Pay attention to the computing power and resources required to run your preferred data warehouse solutions. Computational requirements impact the overall running costs of maintaining your data warehouse systems. The more efficiently designed your system is, the more cost-effective it will be.


Data Visualizations

Data visualizations are an important aspect of what makes a data warehouse self-serviceable. The right visualization tool can help you save time on performing complex queries and get you faster insights. They help reduce the need for coding and facilitate easier decision-making and information sharing across the relevant stakeholders.


Dashboards

Like data visualizations, dashboards must be designed intuitively. They should have the necessary functionalities to make your data warehouse system more accessible and easier to use.

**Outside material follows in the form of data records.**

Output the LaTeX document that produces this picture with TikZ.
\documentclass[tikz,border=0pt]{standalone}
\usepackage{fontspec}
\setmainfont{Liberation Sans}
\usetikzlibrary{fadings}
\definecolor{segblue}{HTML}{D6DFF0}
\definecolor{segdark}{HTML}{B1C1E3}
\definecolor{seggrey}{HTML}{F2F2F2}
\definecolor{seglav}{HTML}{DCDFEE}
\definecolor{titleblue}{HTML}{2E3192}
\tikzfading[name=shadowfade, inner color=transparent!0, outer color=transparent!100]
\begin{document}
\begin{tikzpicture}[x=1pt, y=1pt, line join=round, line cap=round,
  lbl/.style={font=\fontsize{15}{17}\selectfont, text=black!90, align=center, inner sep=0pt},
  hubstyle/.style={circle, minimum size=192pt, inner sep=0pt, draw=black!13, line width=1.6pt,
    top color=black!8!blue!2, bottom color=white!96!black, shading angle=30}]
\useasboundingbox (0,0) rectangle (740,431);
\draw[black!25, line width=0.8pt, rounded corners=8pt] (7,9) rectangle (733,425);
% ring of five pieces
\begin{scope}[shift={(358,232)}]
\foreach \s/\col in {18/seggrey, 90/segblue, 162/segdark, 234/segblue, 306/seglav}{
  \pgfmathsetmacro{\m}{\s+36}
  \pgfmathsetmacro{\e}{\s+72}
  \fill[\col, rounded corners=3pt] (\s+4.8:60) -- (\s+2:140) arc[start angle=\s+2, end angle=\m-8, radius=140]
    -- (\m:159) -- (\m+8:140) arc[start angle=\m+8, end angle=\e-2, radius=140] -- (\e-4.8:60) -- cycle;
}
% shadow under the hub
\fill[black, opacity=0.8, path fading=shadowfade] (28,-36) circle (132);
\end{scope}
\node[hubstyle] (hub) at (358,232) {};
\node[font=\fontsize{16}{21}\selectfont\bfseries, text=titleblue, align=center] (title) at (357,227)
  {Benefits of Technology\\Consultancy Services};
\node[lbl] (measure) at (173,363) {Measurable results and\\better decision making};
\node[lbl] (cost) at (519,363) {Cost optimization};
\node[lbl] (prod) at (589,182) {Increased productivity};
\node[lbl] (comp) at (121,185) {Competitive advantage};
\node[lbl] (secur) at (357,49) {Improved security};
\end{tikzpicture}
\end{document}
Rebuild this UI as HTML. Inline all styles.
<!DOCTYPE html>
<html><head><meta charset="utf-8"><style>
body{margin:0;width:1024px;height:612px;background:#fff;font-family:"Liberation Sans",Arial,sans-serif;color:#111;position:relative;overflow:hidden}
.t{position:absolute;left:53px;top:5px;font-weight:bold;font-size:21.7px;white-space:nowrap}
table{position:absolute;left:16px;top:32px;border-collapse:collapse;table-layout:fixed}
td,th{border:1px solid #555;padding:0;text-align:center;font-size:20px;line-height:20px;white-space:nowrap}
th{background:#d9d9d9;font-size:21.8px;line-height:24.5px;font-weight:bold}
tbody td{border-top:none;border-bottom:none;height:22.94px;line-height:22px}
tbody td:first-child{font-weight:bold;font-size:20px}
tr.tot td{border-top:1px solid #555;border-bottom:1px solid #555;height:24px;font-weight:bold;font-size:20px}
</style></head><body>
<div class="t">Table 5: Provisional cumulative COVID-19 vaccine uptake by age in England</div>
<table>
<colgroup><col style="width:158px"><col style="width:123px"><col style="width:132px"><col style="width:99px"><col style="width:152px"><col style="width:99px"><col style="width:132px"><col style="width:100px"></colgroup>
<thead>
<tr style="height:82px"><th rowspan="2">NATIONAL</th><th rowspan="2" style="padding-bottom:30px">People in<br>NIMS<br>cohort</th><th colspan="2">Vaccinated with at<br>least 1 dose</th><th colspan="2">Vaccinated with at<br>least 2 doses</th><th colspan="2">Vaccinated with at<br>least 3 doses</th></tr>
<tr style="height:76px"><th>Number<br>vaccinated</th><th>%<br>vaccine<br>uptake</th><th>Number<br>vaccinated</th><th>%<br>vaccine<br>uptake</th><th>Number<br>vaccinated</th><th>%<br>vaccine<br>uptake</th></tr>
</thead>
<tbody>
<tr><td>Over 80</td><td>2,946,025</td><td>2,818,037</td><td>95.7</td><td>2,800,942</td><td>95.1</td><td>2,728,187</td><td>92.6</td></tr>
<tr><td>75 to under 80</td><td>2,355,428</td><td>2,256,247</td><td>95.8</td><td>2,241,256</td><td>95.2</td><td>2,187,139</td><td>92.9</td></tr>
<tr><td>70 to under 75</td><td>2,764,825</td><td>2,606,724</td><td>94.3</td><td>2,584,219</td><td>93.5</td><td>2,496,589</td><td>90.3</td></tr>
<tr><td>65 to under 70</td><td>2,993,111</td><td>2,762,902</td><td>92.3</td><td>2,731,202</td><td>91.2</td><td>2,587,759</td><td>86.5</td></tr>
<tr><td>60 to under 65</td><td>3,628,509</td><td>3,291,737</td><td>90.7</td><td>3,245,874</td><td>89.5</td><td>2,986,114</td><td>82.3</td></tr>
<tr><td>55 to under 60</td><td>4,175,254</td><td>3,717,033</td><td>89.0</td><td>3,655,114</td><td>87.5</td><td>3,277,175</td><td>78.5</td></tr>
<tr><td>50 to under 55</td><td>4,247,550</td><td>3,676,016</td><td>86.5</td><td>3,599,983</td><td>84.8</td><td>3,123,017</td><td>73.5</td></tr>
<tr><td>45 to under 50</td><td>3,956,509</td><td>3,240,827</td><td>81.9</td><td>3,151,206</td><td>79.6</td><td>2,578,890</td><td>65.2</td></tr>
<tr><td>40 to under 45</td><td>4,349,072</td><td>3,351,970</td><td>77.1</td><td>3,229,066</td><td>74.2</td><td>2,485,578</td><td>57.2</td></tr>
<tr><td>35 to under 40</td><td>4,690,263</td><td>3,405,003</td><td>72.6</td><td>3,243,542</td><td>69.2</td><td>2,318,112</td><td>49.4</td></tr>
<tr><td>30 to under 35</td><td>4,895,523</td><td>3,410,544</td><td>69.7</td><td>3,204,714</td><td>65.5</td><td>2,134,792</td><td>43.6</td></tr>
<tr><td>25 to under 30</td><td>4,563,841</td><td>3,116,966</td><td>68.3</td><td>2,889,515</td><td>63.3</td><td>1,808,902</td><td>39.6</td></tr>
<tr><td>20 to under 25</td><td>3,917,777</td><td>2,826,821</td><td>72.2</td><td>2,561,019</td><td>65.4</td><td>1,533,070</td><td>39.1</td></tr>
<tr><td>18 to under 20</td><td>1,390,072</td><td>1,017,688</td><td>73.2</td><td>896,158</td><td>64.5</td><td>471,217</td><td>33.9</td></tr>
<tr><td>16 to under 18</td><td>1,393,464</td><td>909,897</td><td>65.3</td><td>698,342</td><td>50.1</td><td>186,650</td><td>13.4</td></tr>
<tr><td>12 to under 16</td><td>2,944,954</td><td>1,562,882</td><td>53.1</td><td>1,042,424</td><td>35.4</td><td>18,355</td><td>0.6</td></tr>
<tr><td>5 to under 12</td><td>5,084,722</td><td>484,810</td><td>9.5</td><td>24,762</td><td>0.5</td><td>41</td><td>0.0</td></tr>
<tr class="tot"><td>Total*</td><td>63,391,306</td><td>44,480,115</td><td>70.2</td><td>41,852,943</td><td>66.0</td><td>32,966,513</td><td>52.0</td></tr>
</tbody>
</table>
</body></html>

Business Intelligence (BI) Tools

BI tools help achieve the business requirements that motivate data warehouse development in the first place. BI tools can work on top of a data warehouse to give you accurate and quantifiable insights to make data-based business decisions. Your data warehouse solutions should be compatible with BI tools or easily integrate with BI systems.


Machine Mearning

Most modern analytical models are developed using ML technologies. A data warehouse system that can be readily integrated with ML technologies will be a considerable asset in further improving your analytical and learning models.


Data-Driven

Ensure your data warehouse system can support the data models and structures applicable to your business cases, like the ones extracted from Salesforce or SAP.



Metadata-Driven

Metadata is data about data. It gives information based on a template, such as the transactional history of any piece of data, its location, author details, origin details, format, structure, etc. Metadata-driven data warehouse development is often found to be more efficient and optimized.